You can take Heffer's analysis any which way but, for ourselves, we would dispute his opening assertion, that "probably" the only fact we need to know about the election is that approximately 45 percent of the 44 million electorate still haven't decided, or won't admit to pollsters that they have decided, how they might vote.
The one fact we should all know – but no one in the media or the political classes will rush to tell us – is that, on Sunday, the French are starting the process of electing not only a president but a member of our government as well. Through the wonders of the European Union, the new head of state of the French Republic will also become a fully-paid up member of the European Council, that elite supranational institution that decides many of our laws and policies.

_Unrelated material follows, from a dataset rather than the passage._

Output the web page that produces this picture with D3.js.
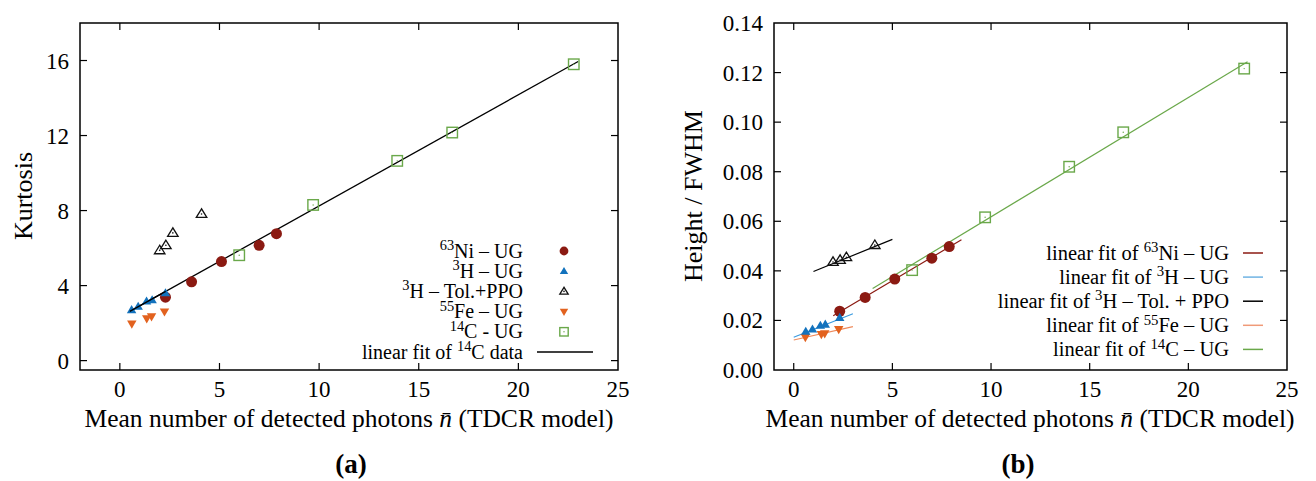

In that context, the difference between us and the French is that they get a vote and we don't … but then they didn't get to elect Blair either.
It is rather timely, nevertheless, that we should see in this month's European Journal (no link yet) an article by Anthony Coughlin entitled "Why national politicians are so Europhile". In it, he sets out to explain why national politicians take so readily to the supranational scene.
Coughlin's main thesis is that, since so much of the law of the EU member states is now made at EU level, when national ministers wants to get something done they must enlist the support of their EU "colleagues" and must therefore conduct their politicking at a European level. Unwittingly, they are drawn into an oligarchy, a committee of lawmakers, bound by a mutual dependence that owes nothing to national loyalties or electorates.
Thus, writes Coughlin, ministers tend to identify ever more with the great EU project, seeing themselves as political architects of a coming world power. They come to regard the EU (rather than the national) stage as providing the most exalted for their future careers – the place for historic photo-opportunities – and see one of their key functions as delivering their own national electorates in support of further European integration.
Behind the grandstanding of the politicians, however, Coughlin points out that there is another dynamic. The shift of policy areas from the national to EU level frees the national civil servants from the scrutiny of their actions by elected national parliaments. It increases their bureaucratic power as they interact with their opposite numbers in Brussels in drafting and often deciding on EU legislation and policy.
As he reminds us, the great bulk of EC/EU laws are never debated a ministerial level and are simply rubber-stamped if there has been an agreement reached at official level.
Coughlin observes, citing former German president Herzog, that the EU offers scope for the natural tendency of civil servants everywhere to pursue power and influence. Thus, he concludes:
EU integration has therefore become not just a process of depriving Europe’s nation states and peoples of their national democracy and independence. Within each member state it represents a gradual coup by government executives against legislatures, and by politicians against the citizens who elect them. It hollows out the nation state, sucking its power from its traditional government institutions, while leaving these still formally in existence.That is Coughlin's argument and it is a good one, as far as it goes. The reality, of course, is far more complex – and he almost certainly knows that. There is only so much you can write in a short article.
Much of the technical EC/EU legislation to which Coughlin refers is, for instance, not decided by the EU – either officials or politicians - but on a higher level, coming only to the EU officials though that fabled beast, the dual international quasi-legislation/comitology mechanism.
However, even at that higher level, it is still largely the officials who decide so, in effect, what the EU does is simply give an additional dimension to the tyranny of the officials.
But the power of the officials is also exerted at national level, even without supranational influence. With the continued trauma and crises in the Home Office, can anyone really suggest that the Home Secretary is in charge? Given its resistance to reform, can one really say that it is possible even for any secretary ever to be fully in control?
Nor, indeed, as recent events have shown, could it be said that the secretary of state for defence is fully in control of the Ministry of Defence. And, although we initially fell into the trap of blaming the "government" for the "cash for stories" debacle, as events showed, the reality was far more complex.
Therein lies another major problem. Not only have the officials assumed farm more power than is healthy in a democratic (or any) society, we the people are in denial. We cling to the fiction that the politicians are still in control. Thus we continue to demand high-profile resignations or sackings when things go wrong, and we demand remedies for our ills from our politicians that they simply cannot deliver. Too many people simply cannot cope with the idea that their politicians are mere ciphers.
The politicians, of course, go along with it, even claiming authorship for policies which are quite obviously of EU origin – the phenomenon, to which we have drawn attention, of "hidden Europe". Purely for their own self-esteem, they cannot admit how powerless they actually are – how the levers of power are no longer connected to anything and how so much of the political apparatus of power is simply an empty shell.
And that points the way to the first step we must take to restoring our own power – for it is the politicians, not the officials who hold it in trust for us. Ninety-five percent of problem solving, it is said, is defining accurately the nature of the problem.
The ironic thing is – and we're seeing a lot of irony on this blog – the charade will continue on Sunday, when the French go to the polls. And no one will notice.